Final notes: Using finance charges in your business
Before you consider charging any interest or finance fees, you need to establish a line of communication with your customers. In the first month of working with your customer—or during a transition—make sure you take the time to explain your company’s payment processes and credit policies and put it all in writing.
Create a detailed billing agreement that states the terms and conditions of your agreement to clearly communicate your expectations. For example, if you’re issuing late fees, indicate the grace period and the amount of interest that’ll be charged. Doing so will prevent confusion between you and your client down the line.

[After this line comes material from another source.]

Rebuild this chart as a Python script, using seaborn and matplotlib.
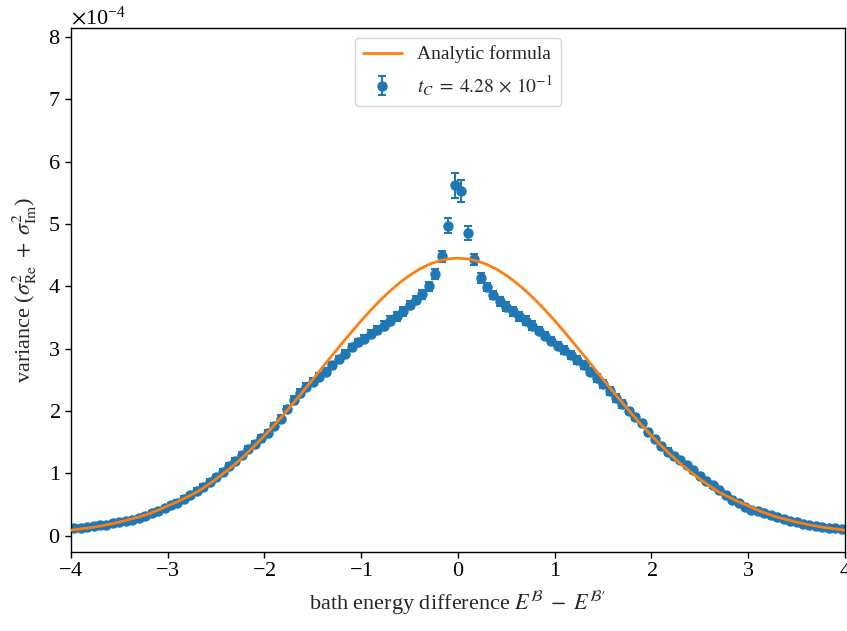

Then, explain how much you value your partnership, be clear about your needs, and ask about what has caused delays in the past, all with the goal of avoiding finance charges if possible. These preventative measures will create a foundation of constructive dialogue between you and your customer. Ensure you make it clear to your customers what steps they can take to avoid getting billed with finance charges.

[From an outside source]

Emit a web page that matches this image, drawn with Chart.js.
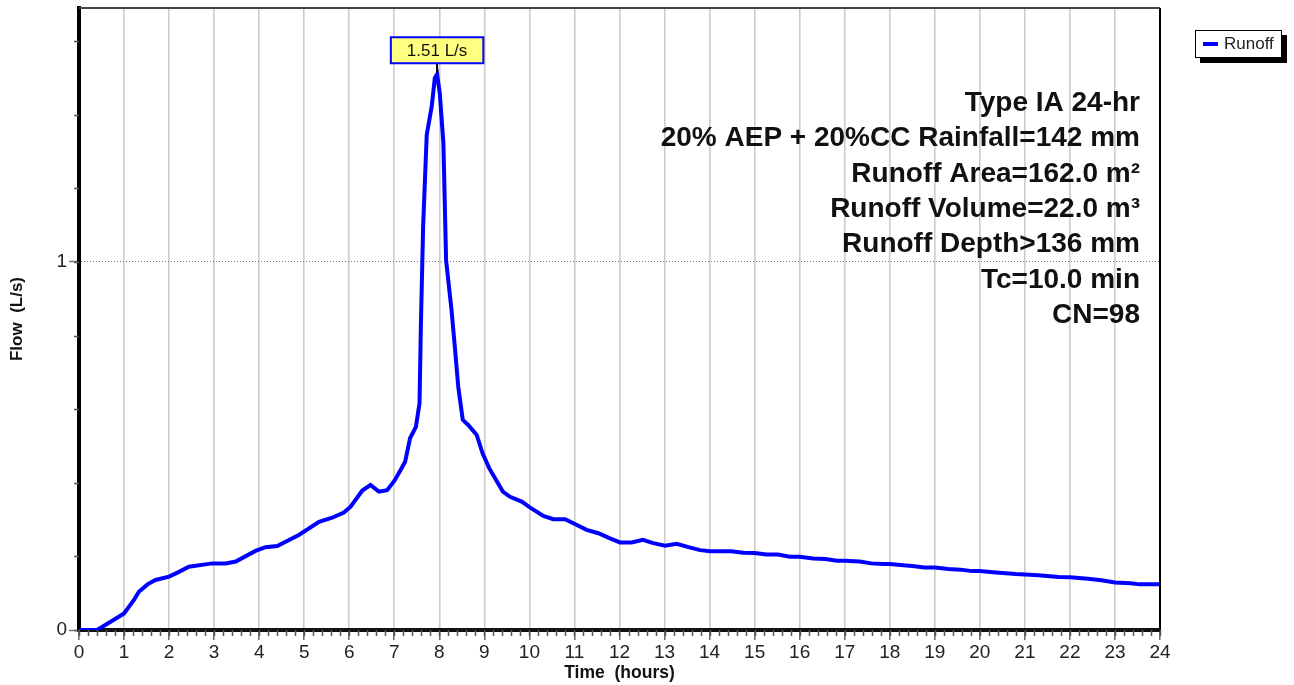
<!DOCTYPE html>
<html>
<head>
<meta charset="utf-8">
<title>Runoff hydrograph</title>
<script src="https://cdn.jsdelivr.net/npm/chart.js@4.4.1/dist/chart.umd.min.js"></script>
<style>
  html, body { margin: 0; padding: 0; background: #fff; }
  #wrap { width: 1294px; height: 685px; position: relative; }
</style>
</head>
<body>
<div id="wrap"><canvas id="hydroChart"></canvas></div>
<script>
// Hydrograph data
const timeHours = [
    0, 0.4, 0.52, 1.0, 1.22, 1.33, 1.52, 1.7, 2.0, 2.22, 2.44, 2.96, 3.26, 3.48,
    3.92, 4.14, 4.4, 4.88, 5.33, 5.62, 5.88, 6.03, 6.29, 6.47, 6.66, 6.84, 7.0,
    7.14, 7.24, 7.35, 7.48, 7.56, 7.59, 7.64, 7.72, 7.83, 7.9, 7.95, 8.01, 8.09,
    8.15, 8.27, 8.35, 8.42, 8.52, 8.64, 8.83, 8.96, 9.11, 9.41, 9.57, 9.83, 10.01,
    10.31, 10.53, 10.79, 11.01, 11.27, 11.53, 11.79, 12.01, 12.27, 12.52, 12.75,
    13.01, 13.27, 13.53, 13.79, 14.01, 14.48, 14.75, 15.0, 15.26, 15.52, 15.78,
    16.0, 16.3, 16.57, 16.83, 17.0, 17.33, 17.59, 17.85, 18.0, 18.3, 18.5, 18.77,
    19.0, 19.3, 19.57, 19.83, 20.0, 20.35, 20.8, 21.0, 21.3, 21.75, 22.0, 22.4,
    22.7, 23.0, 23.35, 23.55, 24.0
];
const runoffFlow = [
    0, 0, 0.009, 0.045, 0.082, 0.104, 0.124, 0.136, 0.145, 0.158, 0.172, 0.181, 0.181, 0.186,
    0.215, 0.225, 0.228, 0.258, 0.294, 0.305, 0.319, 0.335, 0.379, 0.394, 0.376, 0.380, 0.405,
    0.435, 0.457, 0.521, 0.552, 0.616, 0.824, 1.096, 1.345, 1.422, 1.50, 1.51, 1.458, 1.323,
    1.005, 0.870, 0.761, 0.661, 0.571, 0.557, 0.530, 0.480, 0.439, 0.376, 0.362, 0.349, 0.333,
    0.310, 0.301, 0.301, 0.288, 0.272, 0.263, 0.249, 0.238, 0.238, 0.245, 0.236,
    0.229, 0.234, 0.225, 0.217, 0.214, 0.214, 0.210, 0.209, 0.205, 0.205, 0.199,
    0.199, 0.194, 0.193, 0.188, 0.188, 0.186, 0.181, 0.179, 0.179, 0.176, 0.174, 0.170,
    0.170, 0.166, 0.164, 0.160, 0.160, 0.156, 0.152, 0.151, 0.149, 0.144, 0.143, 0.139,
    0.135, 0.129, 0.127, 0.124, 0.124
];
const xTickValues = [0, 1, 2, 3, 4, 5, 6, 7, 8, 9, 10, 11, 12, 13, 14, 15, 16, 17, 18, 19, 20, 21, 22, 23, 24];
const yTickValues = [0, 1];
const minorStep = 0.2;
const yMax = 1.69;
const seriesName = 'Runoff';
const flowUnit = 'L/s';
const noteLines = [
    'Type IA 24-hr',
    '20% AEP + 20%CC Rainfall=142 mm',
    'Runoff Area=162.0 m²',
    'Runoff Volume=22.0 m³',
    'Runoff Depth>136 mm',
    'Tc=10.0 min',
    'CN=98'
];

const FONT = '"Liberation Sans", Arial, sans-serif';

// Marcas menores, marco, etiqueta del pico, leyenda y notas
const decorPlugin = {
    id: 'decor',
    afterDraw(chart) {
        const ctx = chart.ctx;
        const area = chart.chartArea;
        const xs = chart.scales.x;
        const ys = chart.scales.y;

        ctx.save();
        // minor ticks
        ctx.strokeStyle = '#555';
        ctx.lineWidth = 1.5;
        ctx.beginPath();
        for (let v = 0; v <= xs.max + 1e-9; v += minorStep) {
            const px = Math.round(xs.getPixelForValue(v)) + 0.5;
            ctx.moveTo(px, area.bottom);
            ctx.lineTo(px, area.bottom + 6);
        }
        for (let v = 0; v <= ys.max + 1e-9; v += minorStep) {
            const py = Math.round(ys.getPixelForValue(v)) + 0.5;
            ctx.moveTo(area.left - 5, py);
            ctx.lineTo(area.left, py);
        }
        ctx.stroke();

        // frame top / right
        ctx.strokeStyle = '#444';
        ctx.lineWidth = 2;
        ctx.beginPath();
        ctx.moveTo(area.left, area.top);
        ctx.lineTo(area.right, area.top);
        ctx.stroke();
        ctx.strokeStyle = '#000';
        ctx.beginPath();
        ctx.moveTo(area.right, area.top);
        ctx.lineTo(area.right, area.bottom);
        ctx.stroke();

        // peak label
        let iMax = 0;
        runoffFlow.forEach((v, i) => { if (v > runoffFlow[iMax]) iMax = i; });
        const pt = chart.getDatasetMeta(0).data[iMax];
        const label = runoffFlow[iMax].toFixed(2) + ' ' + flowUnit;
        ctx.font = '17px ' + FONT;
        const bw = ctx.measureText(label).width + 32;
        const bh = 26;
        const bx = pt.x - bw / 2;
        const by = pt.y - 11 - bh;
        ctx.strokeStyle = '#000';
        ctx.lineWidth = 2;
        ctx.beginPath();
        ctx.moveTo(pt.x, by + bh);
        ctx.lineTo(pt.x, pt.y - 1);
        ctx.stroke();
        ctx.fillStyle = '#ffff80';
        ctx.fillRect(bx, by, bw, bh);
        ctx.strokeStyle = '#0000ff';
        ctx.strokeRect(bx, by, bw, bh);
        ctx.fillStyle = '#111';
        ctx.textAlign = 'center';
        ctx.textBaseline = 'middle';
        ctx.fillText(label, pt.x, by + bh / 2 + 1);

        // legend
        const lx = area.right + 35, ly = 30, lw = 87, lh = 28;
        ctx.fillStyle = '#000';
        ctx.fillRect(lx + 5, ly + 5, lw, lh);
        ctx.fillStyle = '#fff';
        ctx.fillRect(lx, ly, lw, lh);
        ctx.strokeStyle = '#000';
        ctx.lineWidth = 1;
        ctx.strokeRect(lx + 0.5, ly + 0.5, lw - 1, lh - 1);
        ctx.strokeStyle = '#0000ff';
        ctx.lineWidth = 4;
        ctx.beginPath();
        ctx.moveTo(lx + 8, ly + 14);
        ctx.lineTo(lx + 23, ly + 14);
        ctx.stroke();
        ctx.fillStyle = '#222';
        ctx.font = '17px ' + FONT;
        ctx.textAlign = 'left';
        ctx.textBaseline = 'middle';
        ctx.fillText(seriesName, lx + 29, ly + 14);

        // notes
        ctx.fillStyle = '#111';
        ctx.font = 'bold 28px ' + FONT;
        ctx.textAlign = 'right';
        ctx.textBaseline = 'alphabetic';
        noteLines.forEach((t, i) => {
            ctx.fillText(t, area.right - 20, 111 + i * 35.3);
        });
        ctx.restore();
    }
};

document.addEventListener('DOMContentLoaded', function() {
    const ctx = document.getElementById('hydroChart').getContext('2d');
    new Chart(ctx, {
        type: 'line',
        data: {
            datasets: [{
                label: seriesName,
                data: timeHours.map((t, i) => ({ x: t, y: runoffFlow[i] })),
                borderColor: '#0000ff',
                borderWidth: 4,
                pointRadius: 0,
                tension: 0,
                fill: false
            }]
        },
        options: {
            responsive: true,
            maintainAspectRatio: false,
            animation: false,
            layout: { padding: { top: 8, right: 134, left: 0, bottom: 0 } },
            plugins: {
                legend: { display: false },
                tooltip: { enabled: false }
            },
            scales: {
                x: {
                    type: 'linear',
                    min: 0,
                    max: 24,
                    afterFit: (s) => { s.height = 55; s.paddingLeft = 0; },
                    afterBuildTicks: (s) => { s.ticks = xTickValues.map(v => ({ value: v })); },
                    ticks: {
                        autoSkip: false,
                        maxRotation: 0,
                        padding: 1,
                        color: '#222',
                        font: { family: FONT, size: 19 },
                        callback: (v) => String(v)
                    },
                    grid: {
                        color: '#cccccc',
                        lineWidth: 1.6,
                        tickLength: 10,
                        tickColor: '#666',
                        tickWidth: 1.5
                    },
                    border: { color: '#111', width: 4 },
                    title: {
                        display: true,
                        text: 'Time  (hours)',
                        color: '#111',
                        font: { family: FONT, size: 17.5, weight: 'bold' },
                        padding: { top: 0, bottom: 1 }
                    }
                },
                y: {
                    type: 'linear',
                    min: 0,
                    max: yMax,
                    afterFit: (s) => { s.width = 79; s.paddingTop = 0; s.paddingBottom = 0; },
                    afterBuildTicks: (s) => { s.ticks = yTickValues.map(v => ({ value: v })); },
                    ticks: {
                        autoSkip: false,
                        padding: 2,
                        color: '#222',
                        font: { family: FONT, size: 19 },
                        callback: (v) => String(v)
                    },
                    grid: {
                        color: (c) => (c.tick && c.tick.value === 1) ? '#777' : 'rgba(0,0,0,0)',
                        lineWidth: 1,
                        tickLength: 10,
                        tickColor: '#777',
                        tickWidth: 1.5
                    },
                    border: { color: '#000', width: 4, dash: [1, 2] },
                    title: {
                        display: true,
                        text: 'Flow  (L/s)',
                        color: '#111',
                        font: { family: FONT, size: 17, weight: 'bold' },
                        padding: { top: 7, bottom: 0 }
                    }
                }
            }
        },
        plugins: [decorPlugin]
    });
});
</script>
</body>
</html>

When it’s time to bill interest or other service fees, you’ll need a robust accounting software to assist you with your invoices. QuickBooks can help you free up your time by helping you track clients with outstanding balances, evaluate their finance charges, and automatically bill their invoices.
While finance charges may seem intimidating at first, having a policy that includes late fees and incentivizes early payments can encourage clients to pay on time and help you stay in control of your cash flow.